FOR IMMEDIATE RELEASE –
"The abuse of embryonic humans reached a sinister new low today with the announcement that scientists in Newcastle, UK, have derived functional sperm from embryonic stem cells" said Dr David van Gend, national director of Australians for Ethical Stem Cell Research.
"This is an abuse both because of its implications – namely, that scientists can now exploit a dead embryo as a source of sperm – but also because it was entirely unnecessary to use embryos as the source of stem cells. That was an ethically wanton act, to use embryos when an uncontentious and superior alternative was available.
"If there is any medical value in learning to create sperm from stem cells – and there are some arguable uses – then this objective could have been met in an ethically uncontentious way: the sperm could equally well be created from non-embryonic stem cells. Indeed the Newcastle researchers are already working on creating sperm from iPS cells, without exploiting embryos: Time magazine reports that "Nayernia's group is now working on creating sperm from the skin cells of infertile men (the sperm cells in the current study were generated from embryos discarded by fertility clinics)"
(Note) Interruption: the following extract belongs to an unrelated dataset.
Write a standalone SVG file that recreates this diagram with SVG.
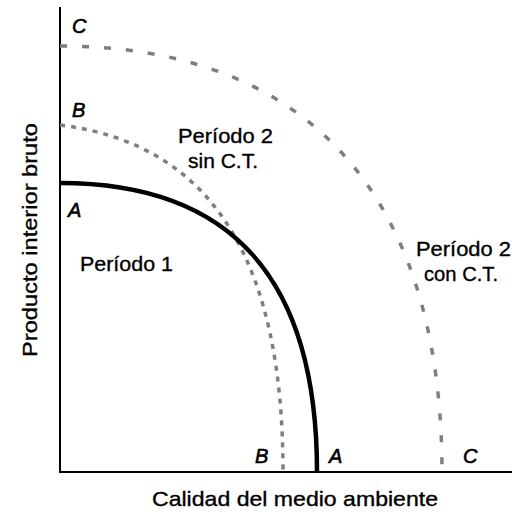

"We know that iPS cells, derived from adult cells without ever using eggs or embryos, are the exact functional equivalent of ESCs. Anything an ESC can do, an iPS can do – with the further advantage that iPS exactly matches the patient. The sperm created from embryos are that embryo's sperm. The sperm created from an iPS cell are the sperm of the adult whose skin cell was transformed into an iPS cell, and then into sperm.
"One valid medical application of sperm-from-stem-cells would be to enable infertile men – perhaps victims of mumps in childhood, or cancer treatment as young adults – to regenerate their own sperm from their own iPS cells. When this is done with iPS cells from the man himself, that avoids the exploitation of an embryo, and keeps the relationship of father-mother-child intact, since the sperm cells would indeed be derived to the patient himself.
"Incredibly, the Newcastle scientists suggest that SCNT cloning is the way to go to achieve genetically-matched stem-cell-sperm for an infertile man.
"But it would be scientific (and financial) folly to attempt to clone a patient into his twin embryo, in order to extract its stem cells – a task that has never been achieved - and turn them into sperm cells, when one could simply scrape his skin and turn those cells directly into pluripotent iPS cells – a task that is routinely achieved - and thereby into genetically-matched sperm.
"The abuses of embryonic stem cell science must be ended now that we have, in iPS, a scientifically and ethically superior alternative. I look forward to the Newcastle group's paper showing the creation of sperm from iPS cells, not embryos", Dr van Gend concluded. ENDS.